Salvation from Turkey! The country of which Martin Hartmann quite recently said that “the exclusion of the Islamic-Turkish rule from Europe is drawing near”; and that “she [Turkey] should have been already long ago threatened with being placed under guardianship”; or again: “thus will only come more quickly that which will have to come sometime, anyway: the lapsing of political power from the hands of dying Turkdom”; from Turkey, which, according to Becker, must be re-created and under the energetic direction of Germany be transformed into a modern civilized state, a thing which a few years ago he declared to be feasible only if the Caliphate-idea were either entirely abandoned or emphasized as little as possible!

How is it that Turkey suddenly is considered able to do that which until recently had been put aside as nonsense; how is it that now they recommend as useful to Turkey what, such a short time ago, was considered a source of certain ruin? When, in his Ultimatum des Panislamismus Hartmann scourged the agitators who wished to give to the Turkish-Italian conflict the character of a religious war, he at the same time gave the sharpest criticism imaginable of Germany’s present attempt to revive the dying mediæval fanaticism of the Mohammedan world. “Turkey can only exclaim: Heaven protect me against my friends!”—so he then justly said. What may not Turkey exclaim now that her best friend is exciting her to religious war, and presently turns over to her the Mohammedan prisoners who fought against Germany, in order to submit them to a politico-religious conversion cure?

We can only attribute all this to the lamentable upsetting of the balance, even in the intellectual atmosphere, of what we used to call the civilized world. For in normal times we know that the Germans are far too sensible and logical to digest the enormous nonsense that a thing which in general would be considered as a shame for mankind and a catastrophe for Turkey can become good and commendable as soon as Germany places herself behind or beside the Crescent. We do not know what will be the issue of many of the present terrible happenings; but this, I think, I may already now foretell with certainty, that within a not very long time a number of German writings will testify that also in Germany indignation has been aroused by the despicable game that is being played with the Caliphate and the holy war.

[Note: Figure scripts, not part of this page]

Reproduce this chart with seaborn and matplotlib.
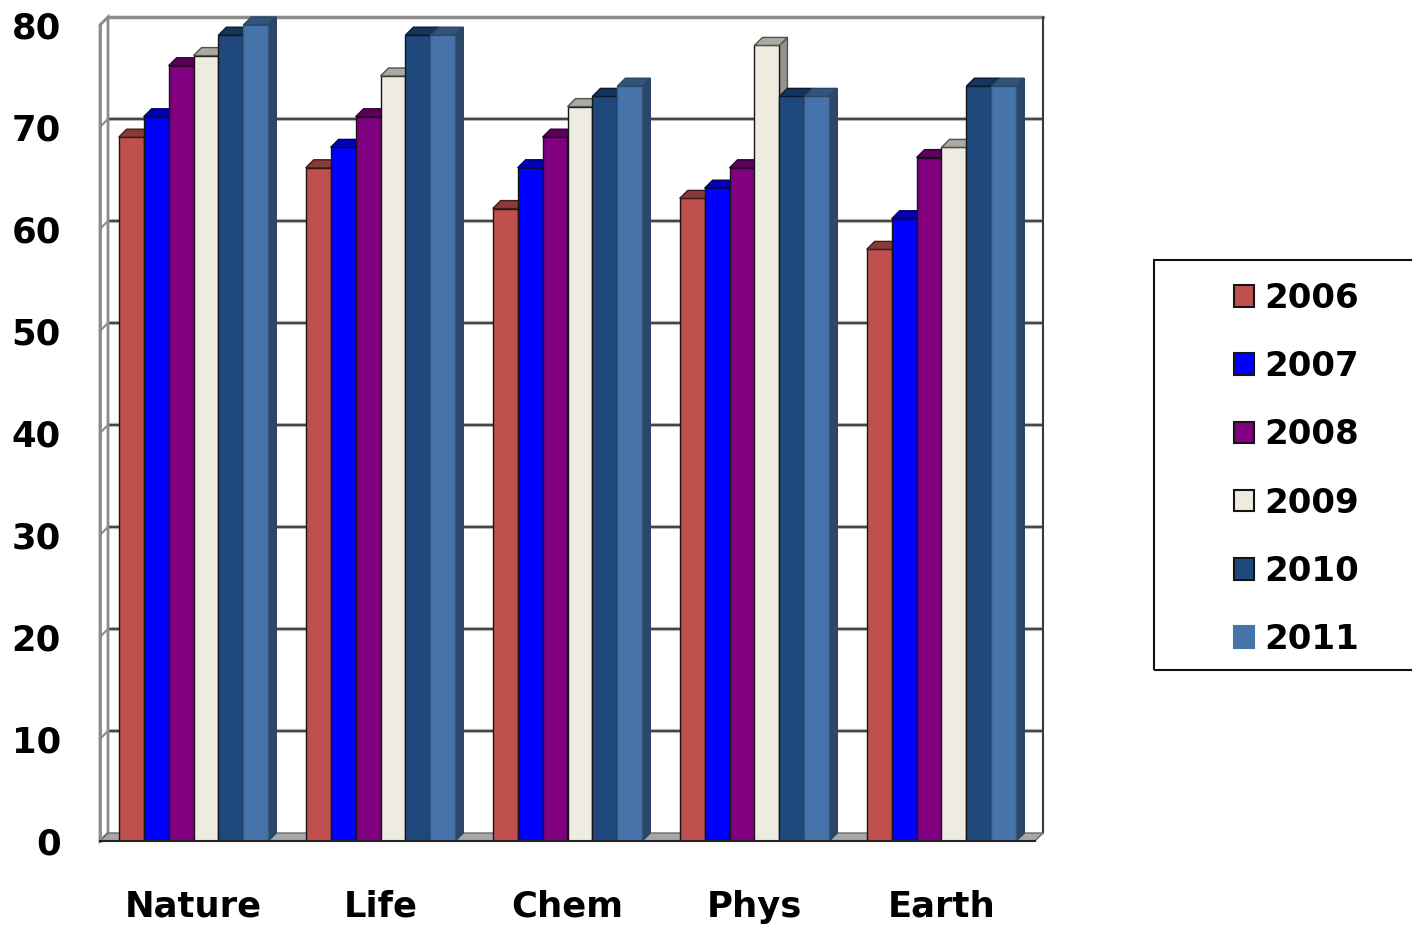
import matplotlib
matplotlib.use("Agg")
import matplotlib.pyplot as plt
import seaborn as sns
import pandas as pd
import numpy as np
from matplotlib.patches import Polygon, Rectangle
from matplotlib.colors import to_rgb

# ---- data -------------------------------------------------------------
categories = ["Nature", "Life", "Chem", "Phys", "Earth"]
years = ["2006", "2007", "2008", "2009", "2010", "2011"]

v2006 = [69, 66, 62, 63, 58]
v2007 = [71, 68, 66, 64, 61]
v2008 = [76, 71, 69, 66, 67]
v2009 = [77, 75, 72, 78, 68]
v2010 = [79, 79, 73, 73, 74]
v2011 = [80, 79, 74, 73, 74]
series = [v2006, v2007, v2008, v2009, v2010, v2011]

y_ticks = [0, 10, 20, 30, 40, 50, 60, 70, 80]

colors = ["#C0504D", "#0000FF", "#800080", "#EEECE1", "#1F497D", "#4674AA"]
palette = dict(zip(years, colors))

df = pd.DataFrame({
    "field": np.tile(categories, len(years)),
    "year": np.repeat(years, len(categories)),
    "score": np.concatenate(series),
})

# ---- figure -----------------------------------------------------------
sns.set_style("white")
plt.rcParams["font.family"] = ["DejaVu Sans"]
plt.rcParams["font.weight"] = "bold"
plt.rcParams["text.color"] = "black"
plt.rcParams["xtick.color"] = "black"
plt.rcParams["ytick.color"] = "black"
plt.rcParams["xtick.labelcolor"] = "black"
plt.rcParams["ytick.labelcolor"] = "black"

W, H = 1412, 926
fig = plt.figure(figsize=(W / 100, H / 100), dpi=100)
px_l, px_r, px_b, px_t = 100, 1035, 841, 25
ax = fig.add_axes([px_l / W, 1 - px_b / H, (px_r - px_l) / W, (px_b - px_t) / H])

sns.barplot(data=df, x="field", y="score", hue="year", hue_order=years,
            order=categories, palette=palette, width=0.8, saturation=1,
            edgecolor="#151515", linewidth=1.0, ax=ax, legend=True)

ax.set_xlim(-0.5, 4.5)
ax.set_ylim(0, 80)

# depth of the pseudo-3D box, in data units
depth_px = 8
ddx = depth_px / ((px_r - px_l) / 5)
ddy = depth_px / ((px_b - px_t) / 80)


def shade(c, f):
    r, g, b = to_rgb(c)
    return (r * f, g * f, b * f)


# floor and left wall
ax.add_patch(Polygon([(-0.5, 0), (4.5, 0), (4.5 + ddx, ddy), (-0.5 + ddx, ddy)],
                     closed=True, facecolor="#a8a8a8", edgecolor="#6a6a6a",
                     lw=1, zorder=1.2, clip_on=False))
ax.add_patch(Polygon([(-0.5, 0), (-0.5, 80), (-0.5 + ddx, 80 + ddy), (-0.5 + ddx, ddy)],
                     closed=True, facecolor="white", edgecolor="#8c8c8c",
                     lw=2, zorder=1.1, clip_on=False))

# back wall gridlines
for v in y_ticks[1:-1]:
    ax.plot([-0.5 + ddx, 4.5 + ddx], [v + ddy, v + ddy], color="#b5b5b5",
            lw=3, zorder=1, clip_on=False, solid_capstyle="butt")
    ax.plot([-0.5 + ddx, 4.5 + ddx], [v + ddy, v + ddy], color="#3a3a3a",
            lw=1.3, zorder=1.05, clip_on=False, solid_capstyle="butt")
for v in y_ticks:
    ax.plot([-0.5, -0.5 + ddx], [v, v + ddy], color="#8c8c8c", lw=1.5,
            zorder=1.15, clip_on=False)
ax.plot([-0.5 + ddx, 4.5 + ddx], [80 + ddy, 80 + ddy], color="#8c8c8c",
        lw=2.5, zorder=1, clip_on=False)
ax.plot([4.5 + ddx, 4.5 + ddx], [ddy, 80 + ddy], color="#3a3a3a",
        lw=1.5, zorder=1, clip_on=False)

# bar faces: front from seaborn, plus top and side faces
for h, cont in enumerate(ax.containers):
    base = colors[h]
    z = 3 + h
    for bar in cont:
        x0, w, hgt = bar.get_x(), bar.get_width(), bar.get_height()
        bar.set_zorder(z)
        if years[h] == "2011":
            bar.set_edgecolor(shade(base, 0.75))
        top_ec = shade(base, 0.35) if years[h] != "2011" else shade(base, 0.6)
        ax.add_patch(Polygon([(x0, hgt), (x0 + w, hgt), (x0 + w + ddx, hgt + ddy),
                              (x0 + ddx, hgt + ddy)], closed=True,
                             facecolor=shade(base, 0.72), edgecolor=top_ec,
                             lw=1.0, zorder=z, clip_on=False))
        ax.add_patch(Polygon([(x0 + w, 0), (x0 + w, hgt), (x0 + w + ddx, hgt + ddy),
                              (x0 + w + ddx, ddy)], closed=True,
                             facecolor=shade(base, 0.62), edgecolor=top_ec,
                             lw=1.0, zorder=z - 0.5, clip_on=False))

# axes, ticks and labels
for s in ["top", "right"]:
    ax.spines[s].set_visible(False)
ax.spines["left"].set_color("#8c8c8c")
ax.spines["left"].set_linewidth(2)
ax.spines["bottom"].set_color("#222222")
ax.spines["bottom"].set_linewidth(1.5)
ax.spines["bottom"].set_zorder(20)

ax.set_yticks(y_ticks)
ax.set_yticklabels([str(v) for v in y_ticks], fontsize=25.5, fontweight="bold",
                   color="black")
ax.tick_params(axis="y", direction="out", length=6, width=1.5, color="#111111", pad=22)

ax.set_xticks(np.arange(-0.5, 5.0, 1.0))
ax.set_xticklabels([""] * 6)
ax.set_xticks(np.arange(len(categories)), minor=True)
ax.set_xticklabels(categories, minor=True, fontsize=25.5, fontweight="bold",
                   color="black")
ax.tick_params(axis="x", which="major", direction="out", length=8, width=1.5, color="#111111")
ax.tick_params(axis="x", which="minor", length=0, pad=35)
ax.set_xlabel("")
ax.set_ylabel("")
ax.grid(False)

# legend
handles, labels = ax.get_legend_handles_labels()
ax.get_legend().remove()
for hd, lb in zip(handles, labels):
    hd.set_linewidth(1.5)
    if lb == "2011":
        hd.set_edgecolor(palette[lb])
    else:
        hd.set_edgecolor("#151515")
fig.legend(handles, labels, loc="upper left", bbox_to_anchor=(1234 / W, 1 - 282 / H),
           frameon=False, prop={"size": 24.5, "weight": "bold"},
           labelcolor="black", borderaxespad=0,
           handlelength=0.6, handleheight=0.6, handletextpad=0.3,
           labelspacing=1.035, borderpad=0)
fig.patches.append(Rectangle((1154 / W, 1 - 670 / H), 300 / W, 410 / H,
                             transform=fig.transFigure, facecolor="none",
                             edgecolor="#111111", lw=1.5, clip_on=False))

fig.savefig("out.png", dpi=100)
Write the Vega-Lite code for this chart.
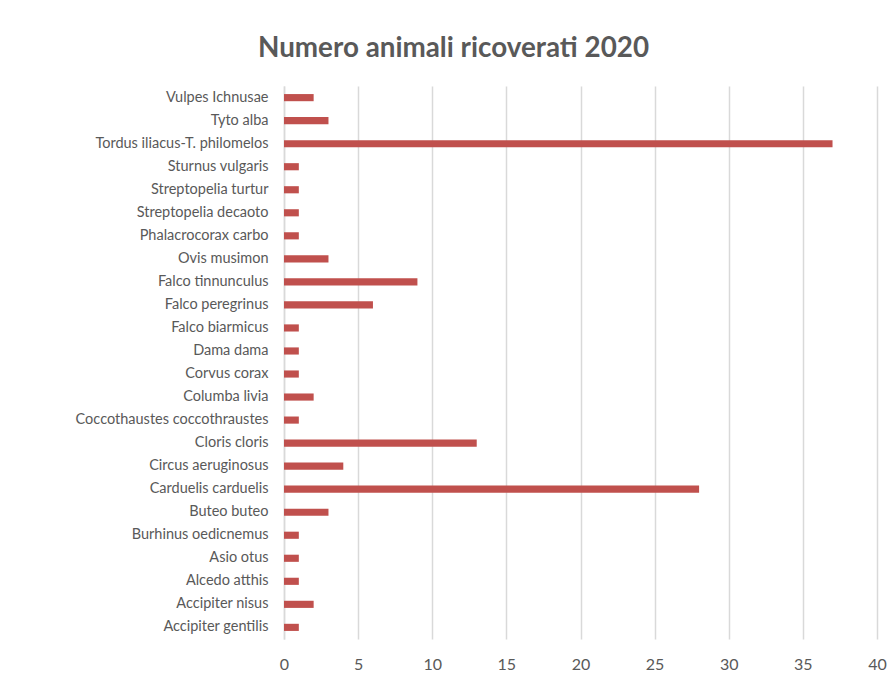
{
  "$schema": "https://vega.github.io/schema/vega-lite/v6.json",
  "autosize": "none",
  "width": 593,
  "height": 553,
  "padding": {"left": 284, "top": 86, "right": 14, "bottom": 42},
  "background": "white",
  "title": {
    "text": "Numero animali ricoverati 2020",
    "anchor": "middle",
    "frame": "group",
    "dx": -127,
    "offset": 23,
    "fontSize": 27.8,
    "font": "Lato",
    "fontWeight": "bold",
    "color": "#595959"
  },
  "data": {
    "values": [
      {"specie": "Vulpes Ichnusae", "n": 2},
      {"specie": "Tyto alba", "n": 3},
      {"specie": "Tordus iliacus-T. philomelos", "n": 37},
      {"specie": "Sturnus vulgaris", "n": 1},
      {"specie": "Streptopelia turtur", "n": 1},
      {"specie": "Streptopelia decaoto", "n": 1},
      {"specie": "Phalacrocorax carbo", "n": 1},
      {"specie": "Ovis musimon", "n": 3},
      {"specie": "Falco tinnunculus", "n": 9},
      {"specie": "Falco peregrinus", "n": 6},
      {"specie": "Falco biarmicus", "n": 1},
      {"specie": "Dama dama", "n": 1},
      {"specie": "Corvus corax", "n": 1},
      {"specie": "Columba livia", "n": 2},
      {"specie": "Coccothaustes coccothraustes", "n": 1},
      {"specie": "Cloris cloris", "n": 13},
      {"specie": "Circus aeruginosus", "n": 4},
      {"specie": "Carduelis carduelis", "n": 28},
      {"specie": "Buteo buteo", "n": 3},
      {"specie": "Burhinus oedicnemus", "n": 1},
      {"specie": "Asio otus", "n": 1},
      {"specie": "Alcedo atthis", "n": 1},
      {"specie": "Accipiter nisus", "n": 2},
      {"specie": "Accipiter gentilis", "n": 1}
    ]
  },
  "mark": {"type": "bar", "color": "#C0504D"},
  "encoding": {
    "y": {
      "field": "specie",
      "type": "nominal",
      "sort": null,
      "scale": {"paddingInner": 0.69, "paddingOuter": 0.35},
      "axis": {
        "title": null,
        "ticks": false,
        "domain": true,
        "domainColor": "#D9D9D9",
        "domainWidth": 1.5,
        "labelPadding": 16,
        "labelFont": "Lato",
        "labelFontSize": 14.5,
        "labelColor": "#595959",
        "labelLimit": 300
      }
    },
    "x": {
      "field": "n",
      "type": "quantitative",
      "scale": {"domain": [0, 40]},
      "axis": {
        "title": null,
        "values": [0, 5, 10, 15, 20, 25, 30, 35, 40],
        "ticks": false,
        "domain": false,
        "grid": true,
        "gridColor": "#D9D9D9",
        "gridWidth": 1.5,
        "labelPadding": 17,
        "labelFont": "Lato",
        "labelFontSize": 16,
        "labelColor": "#595959",
        "labelFlush": false
      }
    }
  },
  "config": {"view": {"stroke": null}}
}
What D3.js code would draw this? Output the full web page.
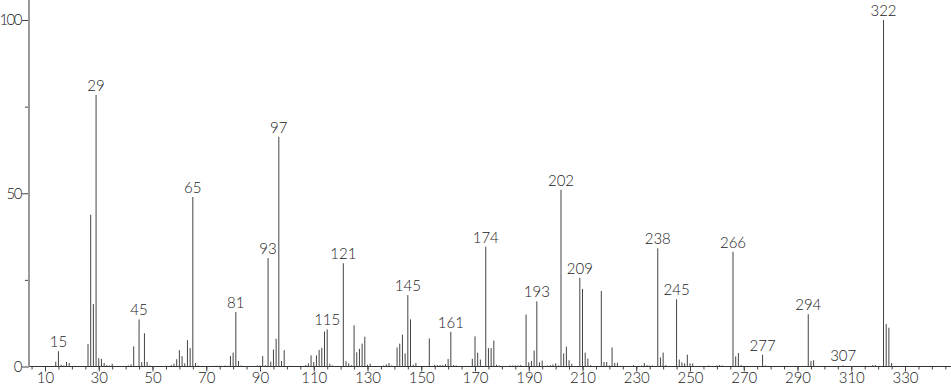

It would be risky, now that the facts will so speedily speak their incontrovertible language, to try to foretell in how far the attempt to light the blaze of a Mohammedan religious war on a large scale, and thereby to cause endless confusion in international relations, has a chance to succeed. Hartmann formerly denied the possibility with full conviction: “... as soon,” said he, “as the representatives of the various Islamic groups confer together about common measures, the enormous differences in ethnical, economic, and intellectual tendencies among the two hundred million Mohammedans show themselves!” Becker, who formerly called “the solidarity of Islâm a phantom,” says now: “The great war which reveals and decides so much, will also bring the proof as to whether the often-discussed international solidarity of Islâm is a real factor or a delusion.

It is certain that if Germany persists in her present “Islâm-policy” there will be no lack of all sorts of measures destined to put before the Mohammedan public the history of the origins of that policy and the new relation of vassal in which the re-created Sultan-Caliph finds himself with regard to Germany. But against a Commander of the Faithful, himself under an unbelieving Commander, even Mohammedans of the old stamp, who otherwise might have been duped by the comedy, will have serious objections. The main basis of the claim of the Ottoman sultans was their sword; not a sword that would be drawn and sheathed at the order of an unbelieving “ally.”

Fortunately, we need not worry with regard to our Dutch-Indian Mohammedan population. They adopted Islâm when the Turkish Empire had already come into existence, but without Turkey’s noticing it; and they have never had any contact with the Crescent. The Sultan of Rûm, as they call the Great Lord of Constantinople, has remained a legendary creature for them. To be sure, the panislamistic idea has penetrated into the East-Indian Archipelago, but it has found little favourable ground. The large mass of the lower classes remains untouched, and the majority of the higher classes is entirely immune against this politico-religious mixture of deceit and nonsense. And we have good reason to believe that this immunity will constantly spread. For if Germany has quite recently inaugurated her “conscious Islâm-policy” with the above-described displays, we have already had for a few years longer our conscious educational policy towards the native population which history has entrusted to our care; and against that, Caliphate and holy war and other mediæval iniquities are fortunately powerless. If we only unshakably adhere to our centuries-old guarantee of complete religious liberty for our Mohammedans, and at the same time continue to pursue our educational policy at a constantly increased pace, we shall never have to fear the peculiar sort of “intellectual weapons” which now for the first time are put into circulation with the trade-mark “made in Germany.” Still, we keep hoping in the interest of humanity that Germany will before long withdraw the new product from the market.